I’m sorry that people have said things like that. There isn’t any valid reason to pretend these women are healthy or have a good relationship with food, but they are human and deserve the same respect as everyone else. Surely the posters who have made such cruel statements are just young and unconcerned with anyone but themselves.
Not only not healthy, but at 600 lbs. (!) it’s debilitating and probably humiliating in a lot of circumstances. My MIL was over 400 lbs and with bad knees on top of it, she couldn’t go to the movies with us, since she couldn’t fit in the seats, and suggested we install a handrail in our bathroom, so she could get up off the toilet when she visited. And the list goes on, and all she would do was moan and complain how lonely, bored and jilted she felt, since the stuff we’d do as a family, she could rarely participate in because of her size.
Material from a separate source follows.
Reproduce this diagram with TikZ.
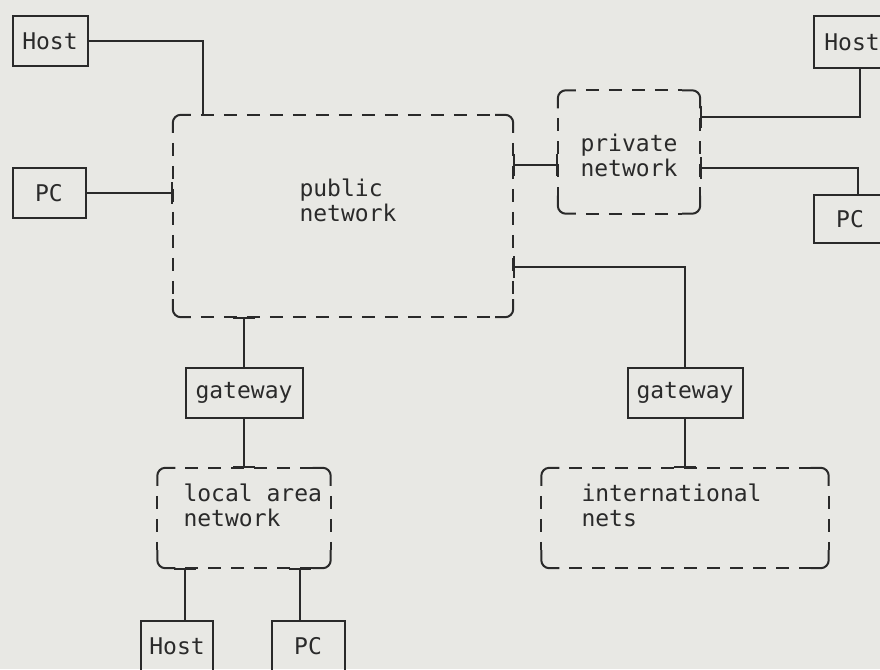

Eventually we stopped inviting her to stuff we knew she couldn’t do, but then she’d act offended for not asking her to come. The only thing she could do, and hell, enjoyed the most? Having us over for dinner.
She’s since lost almost 200 lbs. since she had her stomach surgically reduced last year, and is beginning to rediscover doing stuff again, like being able to fit on a plane to visit her son and grandkids in AZ, or even taking my kids to the mall.
When obesity gets to the level in these pics, it’s less about the stigma of being fat, or being indignant for being labled as unattractive or lazy, etc. (which is horribly cruel, and I feel for those who have to deal with such remarks), but more about the quality (and longevity) of life for not only that person, but those in your life.
The emphasis is mine.
Did you miss the part where you’re talking about a human being, or do you just not care? Did you miss the part where multiple posters in this thread have talked about how they are obese, how they see themselves in the subjects of those pictures, or do you like throwing a little vitriol in people’s faces.
That “thing” you refer to is a person. She had enough courage to disrobe and present her body for photography and dissemination, when she couldn’t possibly have doubted people would call her names and wave their hands in hysterical disgust. If you’re incapable of seeing how the artist may have intended portraying this woman’s self-possession and courage as a kind of beauty, you’re just as poor an artist as you are a human being.
Tell you what: You first.
Man, this is a really shitty thing to say. I think the “fat acceptance” movement is ridiculous, but we all have our problems. These people are just unlucky enough to have a problem that is visible for all the world to see, rather than something they can hide like most of us.
Honestly, they probably aren’t young and they’ll probably never change their tune. Attitudes like this are far, far more common than you have had occasion to realize.
A few years ago, a girl died at 350 pounds - notice I said “girl” - she was 13 or 14. Her mother was single and poor - private healthcare was not an option.
The discussion on this board was to condemn the mother for allowing her to get to that condition.
Why is it now acceptable for adults to self-inflict this?
I have no idea of what triggers these levels of obesity, or why some people do not die of congestive heart failure (which is what took out the girl (Richmond CA, if you want to search)).
But, when you get to the point you need a crane to lift yourself, something should click and you decide that maybe you could cut out a dozen of the eggs, a pizza or two.
Just to get to 350, that child’s daily diet was greater than my monthly caloric intake. How the mother paid for it was a Q that I never did see answered
These people sure as hell aren’t going to the grocery (a couple couldn’t make it to the door to pay for the pizza) - who are the people supporting such obscene weight?
I did not call anyone obscene - I called her appearance obscene - people should not look like cartoons - the only place I’ve seen such enormity.
I vote we put them all into special camps.